<<<<
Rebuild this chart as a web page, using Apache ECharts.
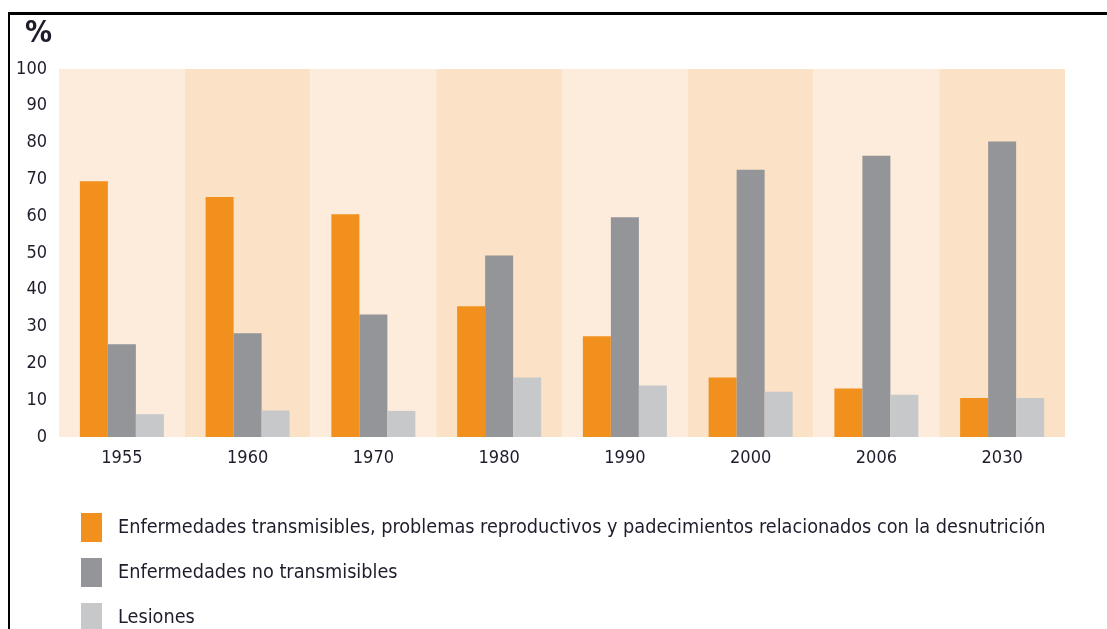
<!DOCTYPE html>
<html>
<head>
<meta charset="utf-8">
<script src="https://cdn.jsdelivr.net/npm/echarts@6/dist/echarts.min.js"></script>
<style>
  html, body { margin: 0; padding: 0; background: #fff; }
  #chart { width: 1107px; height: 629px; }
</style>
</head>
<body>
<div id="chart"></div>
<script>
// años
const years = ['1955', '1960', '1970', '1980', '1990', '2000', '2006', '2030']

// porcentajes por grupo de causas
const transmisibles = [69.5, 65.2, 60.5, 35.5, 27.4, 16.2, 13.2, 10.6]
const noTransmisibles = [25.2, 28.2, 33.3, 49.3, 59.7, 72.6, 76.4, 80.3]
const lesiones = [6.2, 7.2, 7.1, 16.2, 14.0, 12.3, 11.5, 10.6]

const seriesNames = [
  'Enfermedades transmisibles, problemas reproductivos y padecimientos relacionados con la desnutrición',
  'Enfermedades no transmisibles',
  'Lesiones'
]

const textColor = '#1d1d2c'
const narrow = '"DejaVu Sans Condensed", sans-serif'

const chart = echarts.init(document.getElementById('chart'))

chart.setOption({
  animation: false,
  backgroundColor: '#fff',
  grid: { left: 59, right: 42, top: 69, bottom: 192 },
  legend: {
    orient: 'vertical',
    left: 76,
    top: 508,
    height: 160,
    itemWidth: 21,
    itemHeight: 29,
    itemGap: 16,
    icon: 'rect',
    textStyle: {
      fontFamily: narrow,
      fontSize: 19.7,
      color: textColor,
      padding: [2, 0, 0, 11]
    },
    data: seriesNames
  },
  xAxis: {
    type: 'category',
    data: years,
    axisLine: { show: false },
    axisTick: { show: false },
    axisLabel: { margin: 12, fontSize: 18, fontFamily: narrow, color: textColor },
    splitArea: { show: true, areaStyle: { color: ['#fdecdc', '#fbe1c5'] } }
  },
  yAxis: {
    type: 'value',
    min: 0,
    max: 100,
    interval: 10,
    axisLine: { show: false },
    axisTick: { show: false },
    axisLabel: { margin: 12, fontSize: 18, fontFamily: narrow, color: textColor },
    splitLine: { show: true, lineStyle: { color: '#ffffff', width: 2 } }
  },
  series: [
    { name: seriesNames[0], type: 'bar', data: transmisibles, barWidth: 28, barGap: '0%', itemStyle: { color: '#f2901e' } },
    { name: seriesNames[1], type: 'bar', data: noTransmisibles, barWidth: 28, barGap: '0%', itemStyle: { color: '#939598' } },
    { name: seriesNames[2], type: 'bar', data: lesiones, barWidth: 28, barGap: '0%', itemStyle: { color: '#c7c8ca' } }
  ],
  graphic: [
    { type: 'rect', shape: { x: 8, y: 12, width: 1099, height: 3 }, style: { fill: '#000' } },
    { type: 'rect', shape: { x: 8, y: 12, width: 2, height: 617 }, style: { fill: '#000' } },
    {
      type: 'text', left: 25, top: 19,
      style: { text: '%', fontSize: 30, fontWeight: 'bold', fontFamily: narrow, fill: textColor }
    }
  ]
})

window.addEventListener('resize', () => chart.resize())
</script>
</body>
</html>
>>>>
Task details: Pictures are excluded: retype only the lines from the beginning of the listing above through the line with "['1955', '1960', '1970', '1980', '1990', '2000', '2006', '2030']", both included.

Exercise result:
Rebuild this chart as a web page, using Apache ECharts.
<!DOCTYPE html>
<html>
<head>
<meta charset="utf-8">
<script src="https://cdn.jsdelivr.net/npm/echarts@6/dist/echarts.min.js"></script>
<style>
  html, body { margin: 0; padding: 0; background: #fff; }
  #chart { width: 1107px; height: 629px; }
</style>
</head>
<body>
<div id="chart"></div>
<script>
// años
const years = ['1955', '1960', '1970', '1980', '1990', '2000', '2006', '2030']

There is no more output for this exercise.